Like in Ichi the Killer or Oldboy, the tongue has been cut off, by its owner.

This time however it has nothing to do with honour or having slept with ones daughter.

Or has it….

Brad Hogg has sited personal issues and “things he has to sort out at home” as his reasons for falling on his tongue.

Apparently his wife is pregnant. (Insert Michael Slater Joke Here)

There are also rumours of him signing with the ICL.

I’m assuming as a mascot.

Brad Hogg was upset at having to leave the game, but in leaving he has strengthened Australia’s test bowling line up.

With Stuey obviously finished, and Brad leaving, they both need new careers, and being the caring fellow I am, I think I have them covered.
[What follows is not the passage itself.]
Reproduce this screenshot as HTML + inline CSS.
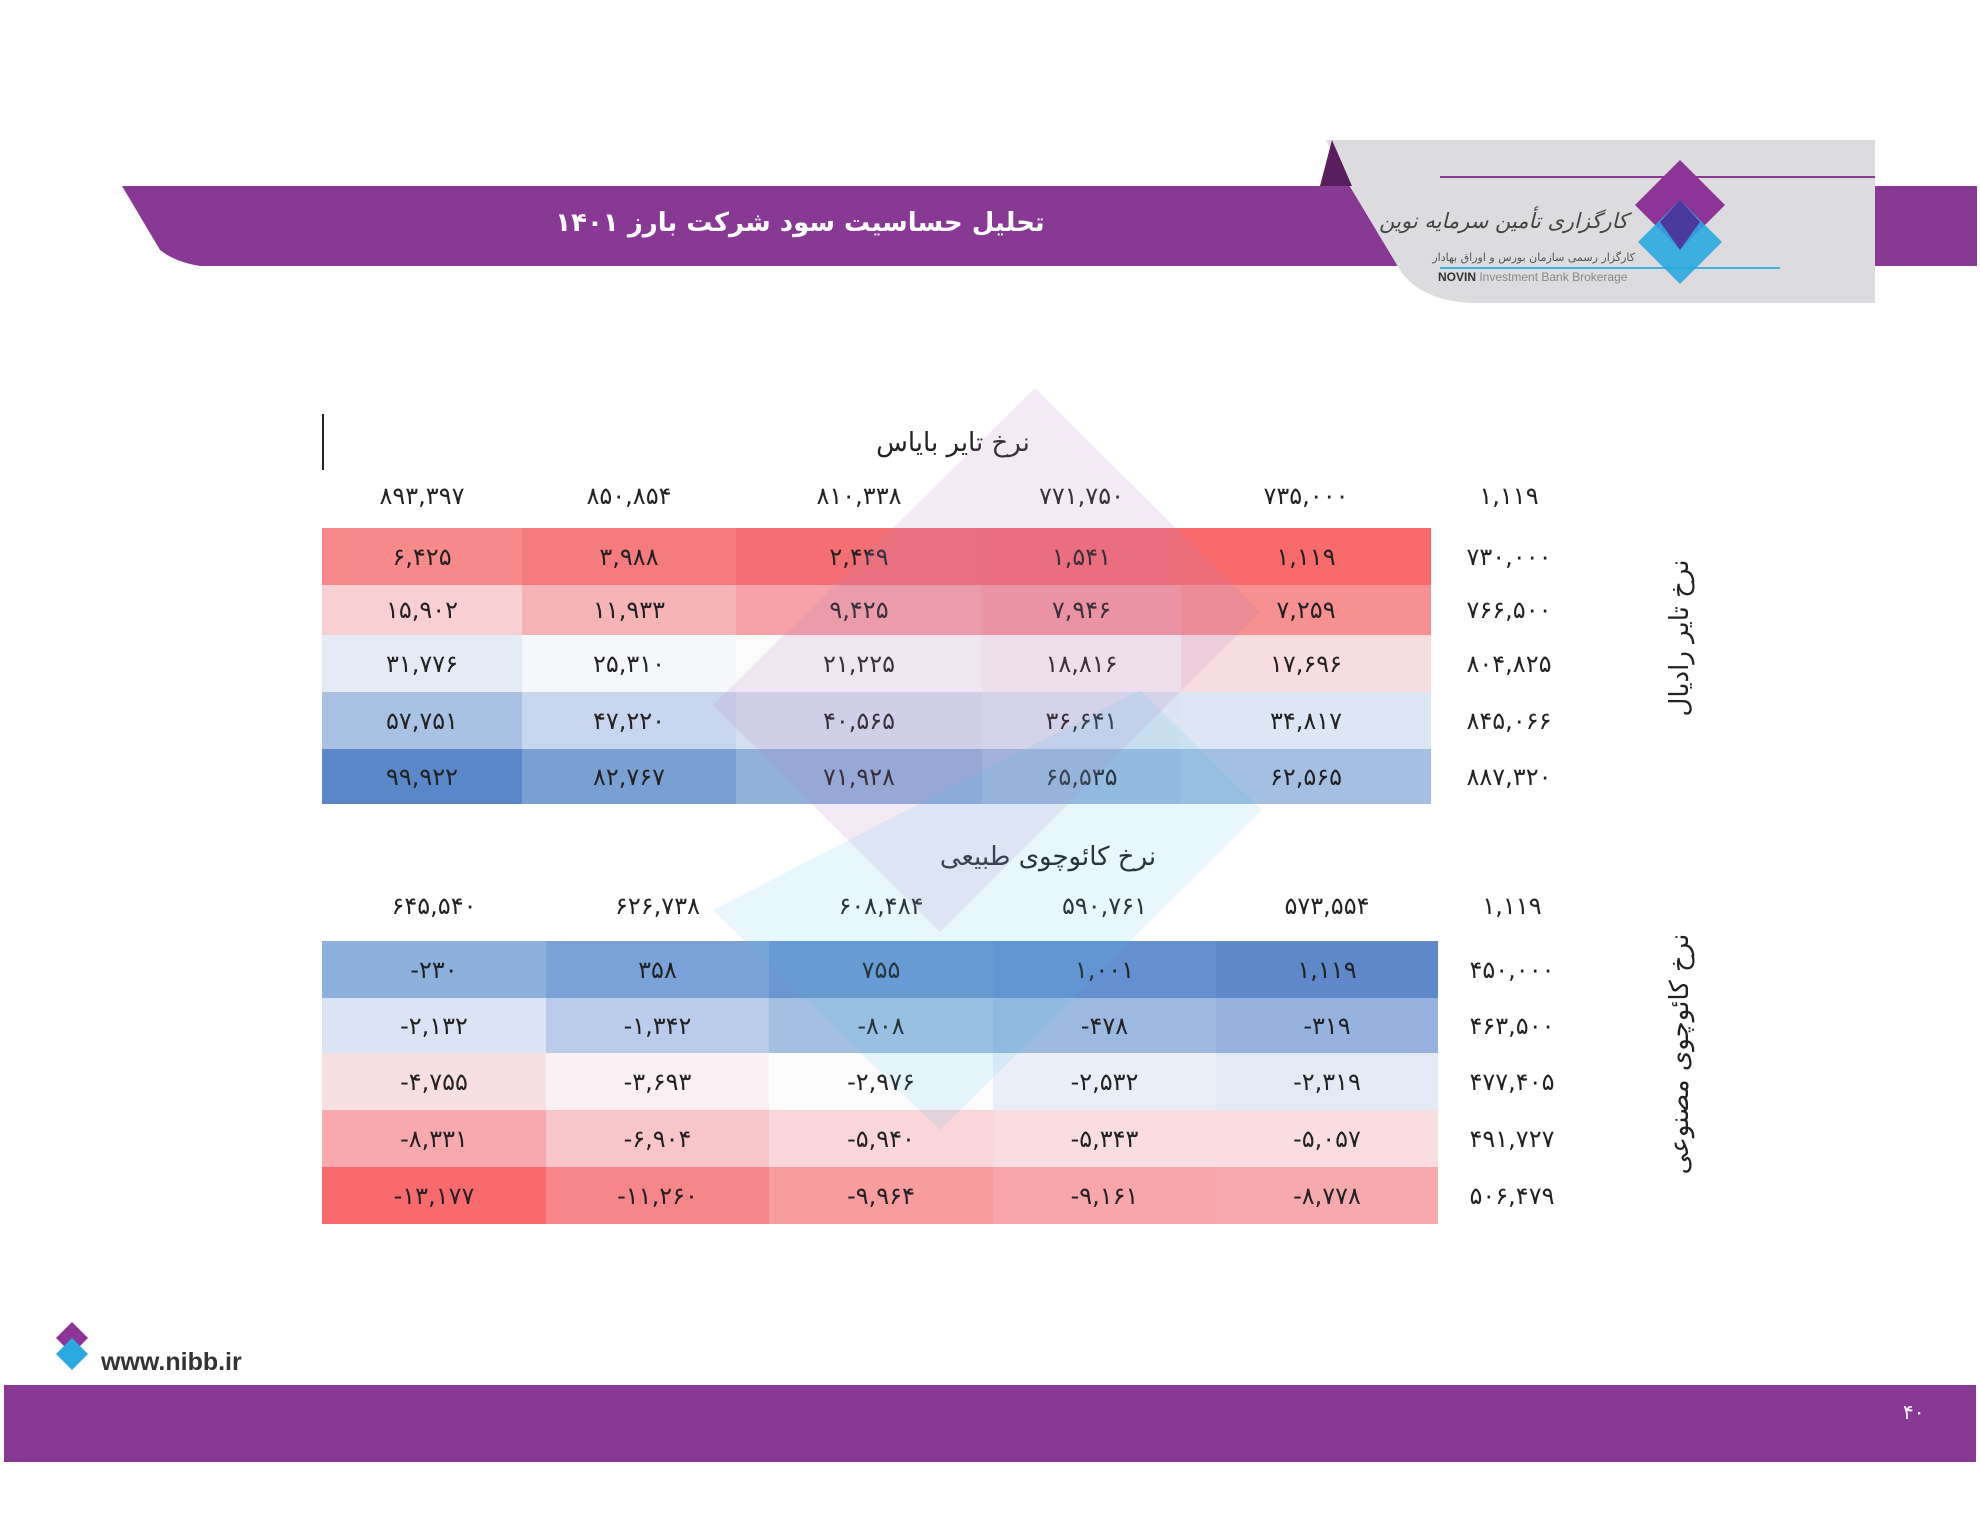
<!DOCTYPE html>
<html><head><meta charset="utf-8">
<style>
body{margin:0;width:1980px;height:1530px;background:#fff;position:relative;overflow:hidden;font-family:"DejaVu Sans","Liberation Sans",sans-serif;}
.a{position:absolute}
.c{position:absolute;display:flex;align-items:center;justify-content:center;font-size:24px;color:#222;}
.h{position:absolute;font-size:24px;color:#222;transform:translateX(-50%);white-space:nowrap}
</style></head><body>
<svg class="a" style="left:0;top:0" width="1980" height="320">
<path d="M122 186 L1420 186 L1420 266 L200 266 Q175 262 160 250 Z" fill="#873994"/>
<rect x="1875" y="186" width="102" height="80" fill="#873994"/>
<path d="M1326 140 L1875 140 L1875 303 L1470 303 Q1420 300 1400 270 L1340 170 Z" fill="#dcdcdf"/>
<path d="M1320 186 L1332 140 L1352 186 Z" fill="#5a1d5e"/>
<line x1="1440" y1="177" x2="1875" y2="177" stroke="#8a3a93" stroke-width="2"/>
<line x1="1440" y1="268" x2="1780" y2="268" stroke="#3ab5e5" stroke-width="2"/>
<polygon points="1680,160 1725,205 1680,250 1635,205" fill="#8e3398"/>
<polygon points="1680,200 1722,242 1680,284 1638,242" fill="#2aa9e0" opacity="0.9"/>
<polygon points="1680,200 1700,222 1680,250 1660,222" fill="#4a3a9e"/>
<text x="1628" y="228" font-size="21" font-style="italic" fill="#444" text-anchor="end" font-family="DejaVu Sans,sans-serif">کارگزاری تأمین سرمایه نوین</text>
<text x="1635" y="261" font-size="11" fill="#555" text-anchor="end" font-family="DejaVu Sans,sans-serif">کارگزار رسمی سازمان بورس و اوراق بهادار</text>
<text x="1438" y="281" font-size="12" fill="#888" font-family="Liberation Sans,sans-serif"><tspan font-weight="bold" fill="#333">NOVIN</tspan> Investment Bank Brokerage</text>
<text x="800" y="231" font-size="26" font-weight="bold" fill="#fff" text-anchor="middle" font-family="DejaVu Sans,sans-serif">تحلیل حساسیت سود شرکت بارز ۱۴۰۱</text>
</svg>
<div class="a" style="left:322px;top:414px;width:2px;height:56px;background:#222"></div>
<div class="h" style="left:953px;top:428px;font-size:26px">نرخ تایر بایاس</div>
<div class="h" style="left:1048px;top:842px;font-size:26px">نرخ کائوچوی طبیعی</div>

<div id="t"></div>
<svg class="a" style="left:0;top:0;pointer-events:none" width="1980" height="1530">
<polygon points="1035,388 1260,612 940,932 713,705" fill="#b47cc0" opacity="0.16"/>
<polygon points="1140,690 1262,810 940,1130 713,910" fill="#4fc3e8" opacity="0.13"/>
</svg>
<div class="a" style="left:1680px;top:638px;transform:translate(-50%,-50%) rotate(-90deg);font-size:26px;white-space:nowrap;color:#222">نرخ تایر رادیال</div>
<div class="a" style="left:1680px;top:1054px;transform:translate(-50%,-50%) rotate(-90deg);font-size:26px;white-space:nowrap;color:#222">نرخ کائوچوی مصنوعی</div>

<div class="a" style="left:4px;top:1385px;width:1972px;height:77px;background:#873994"></div>
<div class="a" style="left:1903px;top:1400px;color:#fff;font-size:20px">۴۰</div>
<svg class="a" style="left:50px;top:1320px" width="45" height="55"><polygon points="22,2 38,18 22,34 6,18" fill="#8e3398"/><polygon points="22,18 38,34 22,50 6,34" fill="#2aa9e0"/></svg>
<div class="a" style="left:101px;top:1348px;font-size:25px;font-weight:bold;color:#333;font-family:'Liberation Sans',sans-serif">www.nibb.ir</div>

<script>
function tbl(xs,ys,hy,heads,rows,cols,lx){
 let h='';
 for(let i=0;i<6;i++){let cx=i<5?(xs[i]+xs[i+1])/2:lx;h+=`<div class="h" style="left:${cx}px;top:${hy-17}px">${heads[i]}</div>`;}
 for(let r=0;r<5;r++){
  for(let c=0;c<5;c++){h+=`<div class="c" style="left:${xs[c]}px;top:${ys[r]}px;width:${xs[c+1]-xs[c]}px;height:${ys[r+1]-ys[r]}px;background:${cols[r][c]}">${rows[r][c]}</div>`;}
  h+=`<div class="c" style="left:${lx-80}px;top:${ys[r]}px;width:160px;height:${ys[r+1]-ys[r]}px">${rows[r][5]}</div>`;
 }
 return h;
}
let H=tbl([322,522,736,982,1181,1431],[528,585,635,692,749,804],499,
['۸۹۳,۳۹۷','۸۵۰,۸۵۴','۸۱۰,۳۳۸','۷۷۱,۷۵۰','۷۳۵,۰۰۰','۱,۱۱۹'],
[['۶,۴۲۵','۳,۹۸۸','۲,۴۴۹','۱,۵۴۱','۱,۱۱۹','۷۳۰,۰۰۰'],
['۱۵,۹۰۲','۱۱,۹۳۳','۹,۴۲۵','۷,۹۴۶','۷,۲۵۹','۷۶۶,۵۰۰'],
['۳۱,۷۷۶','۲۵,۳۱۰','۲۱,۲۲۵','۱۸,۸۱۶','۱۷,۶۹۶','۸۰۴,۸۲۵'],
['۵۷,۷۵۱','۴۷,۲۲۰','۴۰,۵۶۵','۳۶,۶۴۱','۳۴,۸۱۷','۸۴۵,۰۶۶'],
['۹۹,۹۲۲','۸۲,۷۶۷','۷۱,۹۲۸','۶۵,۵۳۵','۶۲,۵۶۵','۸۸۷,۳۲۰']],
[['#f88a8b','#f57b7e','#f46f73','#f56c70','#f86a6b'],
['#f8d0d3','#f7b4b7','#f6a2a6','#f5989c','#f79090'],
['#e5ebf6','#f5f7fb','#fbfbfc','#faf0f2','#f8dde0'],
['#a9c1e2','#c7d6ec','#d4e0f0','#dae4f2','#dde6f4'],
['#5a87c7','#7aa0d3','#91b1db','#9ebbe0','#a3bfe2']],1509);
H+=tbl([322,546,769,993,1216,1438],[941,998,1053,1110,1167,1224],909,
['۶۴۵,۵۴۰','۶۲۶,۷۳۸','۶۰۸,۴۸۴','۵۹۰,۷۶۱','۵۷۳,۵۵۴','۱,۱۱۹'],
[['-۲۳۰','۳۵۸','۷۵۵','۱,۰۰۱','۱,۱۱۹','۴۵۰,۰۰۰'],
['-۲,۱۳۲','-۱,۳۴۲','-۸۰۸','-۴۷۸','-۳۱۹','۴۶۳,۵۰۰'],
['-۴,۷۵۵','-۳,۶۹۳','-۲,۹۷۶','-۲,۵۳۲','-۲,۳۱۹','۴۷۷,۴۰۵'],
['-۸,۳۳۱','-۶,۹۰۴','-۵,۹۴۰','-۵,۳۴۳','-۵,۰۵۷','۴۹۱,۷۲۷'],
['-۱۳,۱۷۷','-۱۱,۲۶۰','-۹,۹۶۴','-۹,۱۶۱','-۸,۷۷۸','۵۰۶,۴۷۹']],
[['#8db0dd','#7aa2d8','#6a96d2','#6590d0','#5f88c9'],
['#dbe4f4','#b9cdea','#a5bfe3','#9cb9e1','#95b3de'],
['#f8dfe2','#faf0f3','#fcfcfd','#e9eef8','#e3eaf6'],
['#f7a9ad','#f8c6c9','#f8d6d9','#f9dde0','#f9dde0'],
['#f86a6d','#f6868a','#f79d9f','#f8a6a9','#f7aaae']],1512);
document.getElementById('t').innerHTML=H;
</script>
</body></html>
They should move into a flat on the gold coast and film a soft core porn mobile TV show called Spinners gone wild. Stuey can perform tricks with a bottle of red, and Brad does all sorts of tricks with his tongue.

Perhaps I should write about the career of Brad Hogg.

He was selected as part of the experimental Chinaman scheme that was started by Harold Holt. Michael Bevan and Simon the Krab Katich were also picked under this scheme.

He was thrown into a tour of India because no one else wanted to be embarrassed, and then was picked again when Shane Warne was a drug cheat.

Having a career as an understudy (behind Shane) to the understudy (behind Stuey) would have bothered most men, but Brad Hogg never seemed to notice.

He was just happy to be thought of as a cricketer (by selectors).

As a one day cricketer he was serviceable, and occasionally better than that, he had the amazing skill to look like he was balling badly and still take wickets.

As a test cricketer he was a train wreck.

You have to respect him for getting the most out of so little, I don’t, but you should. I would say that there has never been a spinner with less guile who has had a career this long, so that is something.

George Bradley Hogg (no relation to the great Victorian speedster Rodney Hogg) you have had a career, good on ya.

But thank fu©k your gone.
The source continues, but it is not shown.